Your goal >> Restate each line word for word. Leave out every picture.

Material >>
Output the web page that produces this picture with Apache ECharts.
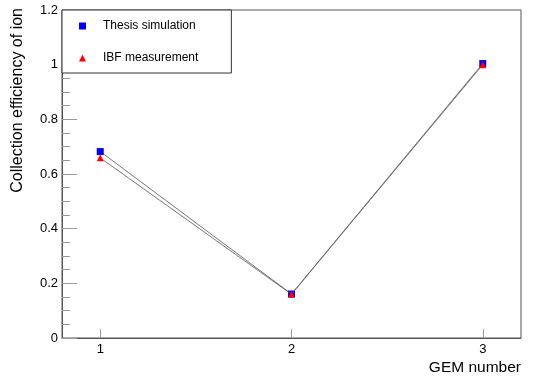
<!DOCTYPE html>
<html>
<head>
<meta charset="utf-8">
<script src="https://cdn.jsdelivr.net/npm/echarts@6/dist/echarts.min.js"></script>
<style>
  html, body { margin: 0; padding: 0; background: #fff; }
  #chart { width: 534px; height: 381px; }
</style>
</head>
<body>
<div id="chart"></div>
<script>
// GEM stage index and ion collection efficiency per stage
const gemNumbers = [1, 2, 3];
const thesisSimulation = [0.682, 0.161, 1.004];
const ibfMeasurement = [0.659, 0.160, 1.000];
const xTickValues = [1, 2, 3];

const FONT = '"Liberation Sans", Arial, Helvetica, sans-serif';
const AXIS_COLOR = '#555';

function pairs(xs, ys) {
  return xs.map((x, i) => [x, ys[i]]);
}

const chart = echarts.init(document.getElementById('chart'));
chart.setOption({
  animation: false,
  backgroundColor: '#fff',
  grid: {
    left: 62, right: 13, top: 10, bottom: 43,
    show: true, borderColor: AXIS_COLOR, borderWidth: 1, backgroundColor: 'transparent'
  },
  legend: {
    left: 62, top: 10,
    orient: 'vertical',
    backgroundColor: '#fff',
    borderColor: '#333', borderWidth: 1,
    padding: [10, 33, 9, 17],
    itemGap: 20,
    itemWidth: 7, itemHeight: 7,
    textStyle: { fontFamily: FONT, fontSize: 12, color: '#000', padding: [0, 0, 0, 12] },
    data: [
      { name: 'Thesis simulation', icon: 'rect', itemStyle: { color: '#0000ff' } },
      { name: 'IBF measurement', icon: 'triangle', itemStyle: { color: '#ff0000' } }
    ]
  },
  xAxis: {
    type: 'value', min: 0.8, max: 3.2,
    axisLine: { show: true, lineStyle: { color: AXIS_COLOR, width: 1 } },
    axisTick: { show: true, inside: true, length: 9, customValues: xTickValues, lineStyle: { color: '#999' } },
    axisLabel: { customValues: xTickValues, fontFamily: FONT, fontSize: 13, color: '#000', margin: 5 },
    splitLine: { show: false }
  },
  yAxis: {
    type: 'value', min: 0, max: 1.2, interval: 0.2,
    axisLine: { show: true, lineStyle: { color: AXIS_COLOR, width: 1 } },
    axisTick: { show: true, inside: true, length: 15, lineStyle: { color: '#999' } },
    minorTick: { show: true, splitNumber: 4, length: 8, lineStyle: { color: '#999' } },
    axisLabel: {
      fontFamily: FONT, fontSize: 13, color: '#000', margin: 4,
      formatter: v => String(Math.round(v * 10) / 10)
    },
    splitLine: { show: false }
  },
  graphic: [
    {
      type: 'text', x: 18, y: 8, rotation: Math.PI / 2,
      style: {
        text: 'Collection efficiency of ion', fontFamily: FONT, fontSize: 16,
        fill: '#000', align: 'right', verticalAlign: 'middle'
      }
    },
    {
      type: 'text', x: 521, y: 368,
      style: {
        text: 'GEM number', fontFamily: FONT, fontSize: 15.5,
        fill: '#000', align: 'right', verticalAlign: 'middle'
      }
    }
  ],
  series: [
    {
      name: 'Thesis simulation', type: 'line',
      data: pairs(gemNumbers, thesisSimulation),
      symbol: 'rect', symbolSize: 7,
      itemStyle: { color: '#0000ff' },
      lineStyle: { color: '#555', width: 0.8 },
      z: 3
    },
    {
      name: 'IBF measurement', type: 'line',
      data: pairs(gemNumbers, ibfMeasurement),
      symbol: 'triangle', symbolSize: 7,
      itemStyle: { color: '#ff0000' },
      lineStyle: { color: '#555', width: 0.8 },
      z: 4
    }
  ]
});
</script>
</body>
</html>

Exercise answer >>
Output the web page that produces this picture with Apache ECharts.
<!DOCTYPE html>
<html>
<head>
<meta charset="utf-8">
<script src="https://cdn.jsdelivr.net/npm/echarts@6/dist/echarts.min.js"></script>
<style>
  html, body { margin: 0; padding: 0; background: #fff; }
  #chart { width: 534px; height: 381px; }
</style>
</head>
<body>
<div id="chart"></div>
<script>
// GEM stage index and ion collection efficiency per stage
const gemNumbers = [1, 2, 3];
const thesisSimulation = [0.682, 0.161, 1.004];
const ibfMeasurement = [0.659, 0.160, 1.000];
const xTickValues = [1, 2, 3];

const FONT = '"Liberation Sans", Arial, Helvetica, sans-serif';
const AXIS_COLOR = '#555';

function pairs(xs, ys) {
  return xs.map((x, i) => [x, ys[i]]);
}

const chart = echarts.init(document.getElementById('chart'));
chart.setOption({
  animation: false,
  backgroundColor: '#fff',
  grid: {
    left: 62, right: 13, top: 10, bottom: 43,
    show: true, borderColor: AXIS_COLOR, borderWidth: 1, backgroundColor: 'transparent'
  },
  legend: {
    left: 62, top: 10,
    orient: 'vertical',
    backgroundColor: '#fff',
    borderColor: '#333', borderWidth: 1,
    padding: [10, 33, 9, 17],
    itemGap: 20,
    itemWidth: 7, itemHeight: 7,
    textStyle: { fontFamily: FONT, fontSize: 12, color: '#000', padding: [0, 0, 0, 12] },
    data: [
      { name: 'Thesis simulation', icon: 'rect', itemStyle: { color: '#0000ff' } },
      { name: 'IBF measurement', icon: 'triangle', itemStyle: { color: '#ff0000' } }
    ]
  },
  xAxis: {
    type: 'value', min: 0.8, max: 3.2,
    axisLine: { show: true, lineStyle: { color: AXIS_COLOR, width: 1 } },
    axisTick: { show: true, inside: true, length: 9, customValues: xTickValues, lineStyle: { color: '#999' } },
    axisLabel: { customValues: xTickValues, fontFamily: FONT, fontSize: 13, color: '#000', margin: 5 },
    splitLine: { show: false }
  },
  yAxis: {
    type: 'value', min: 0, max: 1.2, interval: 0.2,
    axisLine: { show: true, lineStyle: { color: AXIS_COLOR, width: 1 } },
    axisTick: { show: true, inside: true, length: 15, lineStyle: { color: '#999' } },
    minorTick: { show: true, splitNumber: 4, length: 8, lineStyle: { color: '#999' } },
    axisLabel: {
      fontFamily: FONT, fontSize: 13, color: '#000', margin: 4,
      formatter: v => String(Math.round(v * 10) / 10)
    },
    splitLine: { show: false }
  },
  graphic: [
    {
      type: 'text', x: 18, y: 8, rotation: Math.PI / 2,
      style: {
        text: 'Collection efficiency of ion', fontFamily: FONT, fontSize: 16,
        fill: '#000', align: 'right', verticalAlign: 'middle'
      }
    },
    {
      type: 'text', x: 521, y: 368,
      style: {
        text: 'GEM number', fontFamily: FONT, fontSize: 15.5,
        fill: '#000', align: 'right', verticalAlign: 'middle'
      }
    }
  ],
  series: [
    {
      name: 'Thesis simulation', type: 'line',
      data: pairs(gemNumbers, thesisSimulation),
      symbol: 'rect', symbolSize: 7,
      itemStyle: { color: '#0000ff' },
      lineStyle: { color: '#555', width: 0.8 },
      z: 3
    },
    {
      name: 'IBF measurement', type: 'line',
      data: pairs(gemNumbers, ibfMeasurement),
      symbol: 'triangle', symbolSize: 7,
      itemStyle: { color: '#ff0000' },
      lineStyle: { color: '#555', width: 0.8 },
      z: 4
    }
  ]
});
</script>
</body>
</html>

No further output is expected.